Records with drawing code
- - -

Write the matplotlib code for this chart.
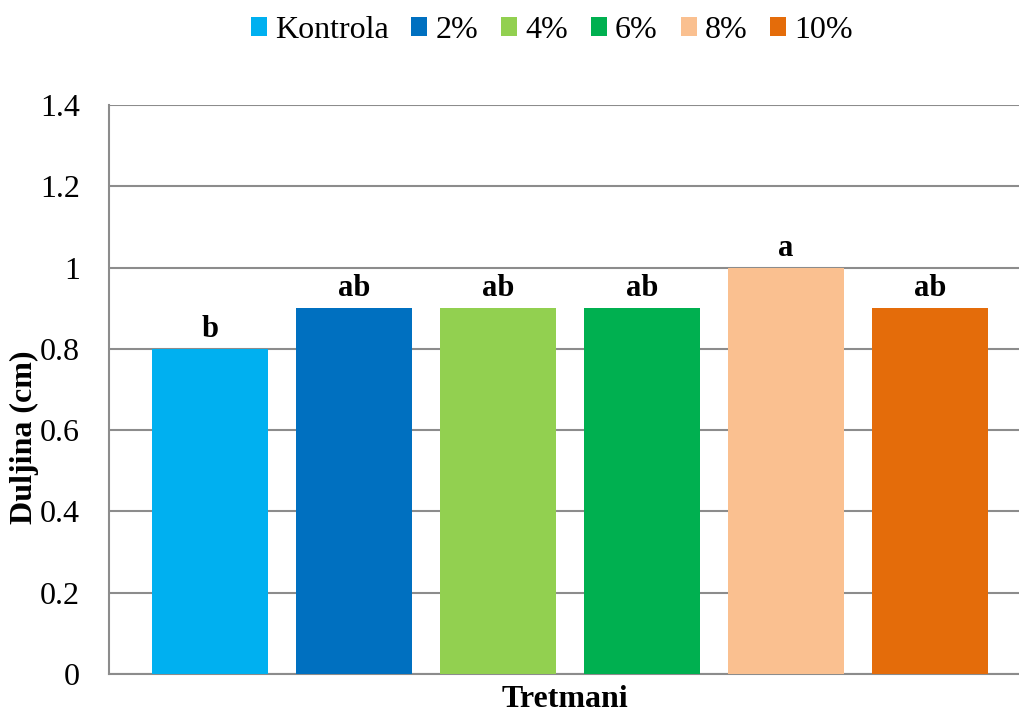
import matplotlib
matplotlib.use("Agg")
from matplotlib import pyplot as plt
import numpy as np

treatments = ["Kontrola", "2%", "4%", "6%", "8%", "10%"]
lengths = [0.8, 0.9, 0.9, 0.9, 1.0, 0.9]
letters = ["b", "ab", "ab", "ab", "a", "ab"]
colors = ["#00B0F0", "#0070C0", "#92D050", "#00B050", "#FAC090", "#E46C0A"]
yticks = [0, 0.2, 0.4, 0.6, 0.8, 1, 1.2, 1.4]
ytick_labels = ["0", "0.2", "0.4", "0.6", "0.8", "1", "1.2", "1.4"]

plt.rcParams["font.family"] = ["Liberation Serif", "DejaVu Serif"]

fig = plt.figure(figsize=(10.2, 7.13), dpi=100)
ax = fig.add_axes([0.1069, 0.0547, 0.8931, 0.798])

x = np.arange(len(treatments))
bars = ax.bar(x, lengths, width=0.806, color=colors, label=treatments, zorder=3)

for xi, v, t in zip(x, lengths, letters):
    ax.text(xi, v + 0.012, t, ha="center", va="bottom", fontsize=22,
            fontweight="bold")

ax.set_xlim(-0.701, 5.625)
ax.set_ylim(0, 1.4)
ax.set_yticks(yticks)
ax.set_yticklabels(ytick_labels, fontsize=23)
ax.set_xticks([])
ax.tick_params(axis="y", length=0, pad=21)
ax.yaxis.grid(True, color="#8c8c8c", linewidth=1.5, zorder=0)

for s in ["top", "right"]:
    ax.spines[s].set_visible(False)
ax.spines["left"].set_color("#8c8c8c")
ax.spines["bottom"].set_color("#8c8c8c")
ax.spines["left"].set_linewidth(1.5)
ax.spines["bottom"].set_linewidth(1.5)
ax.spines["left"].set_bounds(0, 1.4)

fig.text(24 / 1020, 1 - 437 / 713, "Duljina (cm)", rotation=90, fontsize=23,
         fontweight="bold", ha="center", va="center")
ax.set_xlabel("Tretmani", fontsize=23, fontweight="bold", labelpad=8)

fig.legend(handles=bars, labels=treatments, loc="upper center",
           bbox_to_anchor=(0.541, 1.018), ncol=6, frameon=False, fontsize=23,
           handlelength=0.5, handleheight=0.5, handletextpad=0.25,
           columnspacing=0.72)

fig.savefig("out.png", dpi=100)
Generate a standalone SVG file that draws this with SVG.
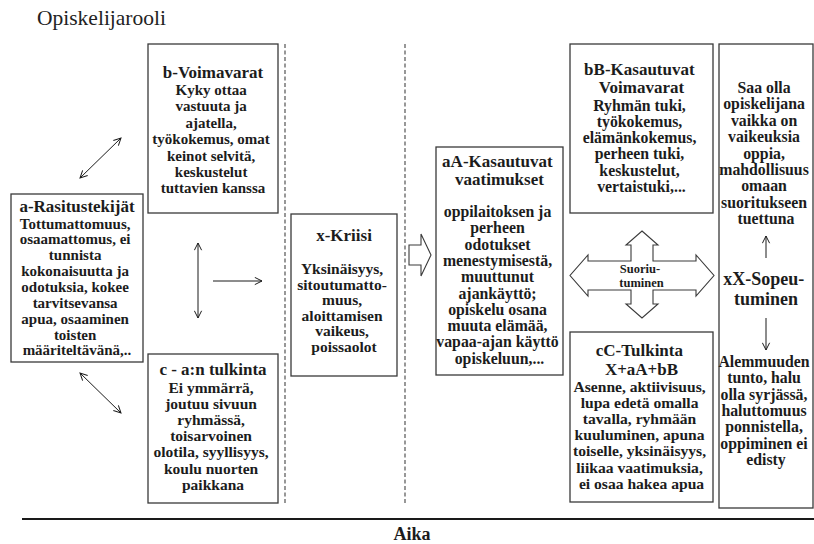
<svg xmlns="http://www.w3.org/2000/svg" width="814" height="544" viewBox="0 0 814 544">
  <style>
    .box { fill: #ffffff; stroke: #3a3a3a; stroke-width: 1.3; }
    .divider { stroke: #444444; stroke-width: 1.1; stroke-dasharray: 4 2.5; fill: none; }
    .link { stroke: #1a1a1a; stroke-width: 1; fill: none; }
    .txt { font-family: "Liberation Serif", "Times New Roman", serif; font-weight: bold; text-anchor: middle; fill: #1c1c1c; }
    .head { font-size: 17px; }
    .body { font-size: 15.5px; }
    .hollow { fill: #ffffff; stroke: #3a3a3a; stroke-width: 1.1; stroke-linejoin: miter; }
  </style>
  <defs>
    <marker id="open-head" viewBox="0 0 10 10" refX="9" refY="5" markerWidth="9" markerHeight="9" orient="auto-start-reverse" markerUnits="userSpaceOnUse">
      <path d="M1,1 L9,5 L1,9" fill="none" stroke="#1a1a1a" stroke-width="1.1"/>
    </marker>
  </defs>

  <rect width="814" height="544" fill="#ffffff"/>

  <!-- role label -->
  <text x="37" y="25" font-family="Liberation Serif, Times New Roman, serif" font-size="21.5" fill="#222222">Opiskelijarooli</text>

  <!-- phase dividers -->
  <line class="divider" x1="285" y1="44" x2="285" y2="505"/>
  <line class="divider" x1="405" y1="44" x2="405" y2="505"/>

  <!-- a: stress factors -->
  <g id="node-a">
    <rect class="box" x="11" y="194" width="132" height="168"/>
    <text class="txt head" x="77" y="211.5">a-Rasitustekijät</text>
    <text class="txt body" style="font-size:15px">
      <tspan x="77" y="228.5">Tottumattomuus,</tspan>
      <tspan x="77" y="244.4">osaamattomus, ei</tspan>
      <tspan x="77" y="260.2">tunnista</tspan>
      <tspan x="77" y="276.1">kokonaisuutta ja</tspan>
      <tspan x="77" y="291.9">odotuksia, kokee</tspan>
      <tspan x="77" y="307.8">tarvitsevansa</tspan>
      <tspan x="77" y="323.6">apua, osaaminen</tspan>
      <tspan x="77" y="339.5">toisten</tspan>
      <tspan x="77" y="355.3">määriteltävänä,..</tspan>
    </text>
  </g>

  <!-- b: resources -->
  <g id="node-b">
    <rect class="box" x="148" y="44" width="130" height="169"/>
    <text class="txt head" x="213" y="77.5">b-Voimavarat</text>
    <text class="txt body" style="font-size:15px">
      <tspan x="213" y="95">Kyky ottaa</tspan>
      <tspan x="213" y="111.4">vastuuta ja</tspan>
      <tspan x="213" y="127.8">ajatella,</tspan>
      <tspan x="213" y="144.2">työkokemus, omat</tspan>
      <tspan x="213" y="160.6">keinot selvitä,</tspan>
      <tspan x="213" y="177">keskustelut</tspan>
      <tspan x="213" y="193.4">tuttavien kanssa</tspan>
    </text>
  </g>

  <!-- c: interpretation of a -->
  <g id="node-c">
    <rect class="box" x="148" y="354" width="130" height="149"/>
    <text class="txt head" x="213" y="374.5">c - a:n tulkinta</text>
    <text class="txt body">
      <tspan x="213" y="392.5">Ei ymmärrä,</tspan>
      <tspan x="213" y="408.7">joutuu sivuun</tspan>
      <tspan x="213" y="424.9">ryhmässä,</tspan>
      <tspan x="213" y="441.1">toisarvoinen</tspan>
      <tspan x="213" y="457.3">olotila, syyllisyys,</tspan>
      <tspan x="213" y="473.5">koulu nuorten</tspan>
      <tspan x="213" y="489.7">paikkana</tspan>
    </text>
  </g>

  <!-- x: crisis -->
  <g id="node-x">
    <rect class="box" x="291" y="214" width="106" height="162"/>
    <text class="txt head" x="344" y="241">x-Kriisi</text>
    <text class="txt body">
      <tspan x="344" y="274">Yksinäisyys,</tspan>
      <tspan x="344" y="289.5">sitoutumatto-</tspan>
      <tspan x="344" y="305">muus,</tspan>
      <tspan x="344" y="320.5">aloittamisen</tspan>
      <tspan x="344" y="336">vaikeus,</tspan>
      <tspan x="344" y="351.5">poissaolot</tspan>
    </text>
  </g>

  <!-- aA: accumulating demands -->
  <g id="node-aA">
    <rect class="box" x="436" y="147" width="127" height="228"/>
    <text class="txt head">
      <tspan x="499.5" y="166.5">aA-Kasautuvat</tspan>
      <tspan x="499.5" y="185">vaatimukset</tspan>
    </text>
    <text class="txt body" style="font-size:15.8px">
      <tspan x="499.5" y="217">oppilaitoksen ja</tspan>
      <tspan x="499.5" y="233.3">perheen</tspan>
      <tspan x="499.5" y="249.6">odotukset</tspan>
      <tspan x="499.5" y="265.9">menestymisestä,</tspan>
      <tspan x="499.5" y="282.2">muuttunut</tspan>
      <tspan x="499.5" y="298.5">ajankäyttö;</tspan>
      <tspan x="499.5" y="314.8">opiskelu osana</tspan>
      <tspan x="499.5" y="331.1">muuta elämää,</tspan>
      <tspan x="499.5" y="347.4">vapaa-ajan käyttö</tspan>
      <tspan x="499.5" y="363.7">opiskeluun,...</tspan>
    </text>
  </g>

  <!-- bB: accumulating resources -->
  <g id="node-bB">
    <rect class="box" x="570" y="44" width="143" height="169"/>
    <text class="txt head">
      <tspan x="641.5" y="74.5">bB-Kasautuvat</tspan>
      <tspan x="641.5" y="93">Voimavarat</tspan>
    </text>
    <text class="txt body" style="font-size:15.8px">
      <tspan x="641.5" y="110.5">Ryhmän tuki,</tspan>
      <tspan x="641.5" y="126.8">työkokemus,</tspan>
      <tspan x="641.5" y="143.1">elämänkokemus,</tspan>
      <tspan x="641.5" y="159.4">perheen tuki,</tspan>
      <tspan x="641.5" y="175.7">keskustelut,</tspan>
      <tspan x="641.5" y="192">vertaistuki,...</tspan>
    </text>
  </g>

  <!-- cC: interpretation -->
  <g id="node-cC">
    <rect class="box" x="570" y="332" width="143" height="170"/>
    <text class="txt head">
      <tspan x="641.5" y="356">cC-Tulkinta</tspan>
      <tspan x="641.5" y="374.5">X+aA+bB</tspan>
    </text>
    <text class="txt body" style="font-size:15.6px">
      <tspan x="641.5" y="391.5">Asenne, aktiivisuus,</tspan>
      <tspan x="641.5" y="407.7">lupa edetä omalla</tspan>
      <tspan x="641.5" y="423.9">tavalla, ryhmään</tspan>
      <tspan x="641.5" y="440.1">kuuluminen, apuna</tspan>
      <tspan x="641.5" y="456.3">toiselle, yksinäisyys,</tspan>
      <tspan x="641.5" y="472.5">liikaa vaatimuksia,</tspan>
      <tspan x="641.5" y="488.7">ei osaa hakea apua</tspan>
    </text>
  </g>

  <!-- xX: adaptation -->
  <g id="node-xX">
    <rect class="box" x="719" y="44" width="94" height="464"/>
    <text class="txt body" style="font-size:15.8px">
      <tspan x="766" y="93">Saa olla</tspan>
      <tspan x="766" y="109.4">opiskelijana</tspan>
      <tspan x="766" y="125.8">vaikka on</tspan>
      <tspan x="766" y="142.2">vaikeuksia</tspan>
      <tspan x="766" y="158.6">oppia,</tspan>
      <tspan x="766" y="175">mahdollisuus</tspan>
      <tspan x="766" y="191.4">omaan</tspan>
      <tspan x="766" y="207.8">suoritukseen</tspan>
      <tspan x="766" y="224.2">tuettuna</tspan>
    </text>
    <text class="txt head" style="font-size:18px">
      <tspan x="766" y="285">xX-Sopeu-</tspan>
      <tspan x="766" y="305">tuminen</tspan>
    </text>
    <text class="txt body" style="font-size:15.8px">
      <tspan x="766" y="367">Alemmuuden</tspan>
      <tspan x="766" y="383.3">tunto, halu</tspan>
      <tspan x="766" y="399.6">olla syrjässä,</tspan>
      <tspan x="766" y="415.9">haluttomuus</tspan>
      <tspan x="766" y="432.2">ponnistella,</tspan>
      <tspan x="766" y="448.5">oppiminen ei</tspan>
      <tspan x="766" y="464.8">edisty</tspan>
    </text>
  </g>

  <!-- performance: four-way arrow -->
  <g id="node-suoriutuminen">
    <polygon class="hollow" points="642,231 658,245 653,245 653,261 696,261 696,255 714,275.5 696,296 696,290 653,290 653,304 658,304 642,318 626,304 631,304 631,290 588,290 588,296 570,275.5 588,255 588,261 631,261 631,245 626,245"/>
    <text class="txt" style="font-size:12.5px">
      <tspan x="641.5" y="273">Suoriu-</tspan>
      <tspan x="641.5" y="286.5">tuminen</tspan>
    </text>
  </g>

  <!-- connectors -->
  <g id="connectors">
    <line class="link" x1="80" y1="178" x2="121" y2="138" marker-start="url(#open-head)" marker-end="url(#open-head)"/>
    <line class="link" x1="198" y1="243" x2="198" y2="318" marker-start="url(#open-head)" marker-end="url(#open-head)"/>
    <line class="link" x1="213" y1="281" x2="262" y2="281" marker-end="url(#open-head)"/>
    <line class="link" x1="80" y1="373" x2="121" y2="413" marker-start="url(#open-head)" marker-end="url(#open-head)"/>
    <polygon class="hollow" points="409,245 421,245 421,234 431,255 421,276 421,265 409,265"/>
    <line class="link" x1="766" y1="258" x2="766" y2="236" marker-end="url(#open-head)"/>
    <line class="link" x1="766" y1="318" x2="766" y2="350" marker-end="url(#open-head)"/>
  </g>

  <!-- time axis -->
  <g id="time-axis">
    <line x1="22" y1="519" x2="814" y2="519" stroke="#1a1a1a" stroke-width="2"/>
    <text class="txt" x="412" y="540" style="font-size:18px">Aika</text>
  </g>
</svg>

- - -

→ **EXERCISE GOAL**
Go through the records above, find every line with the word "matplotlib", and list those lines.

→ **WRITTEN RESPONSE**
Write the matplotlib code for this chart.
import matplotlib
matplotlib.use("Agg")
from matplotlib import pyplot as plt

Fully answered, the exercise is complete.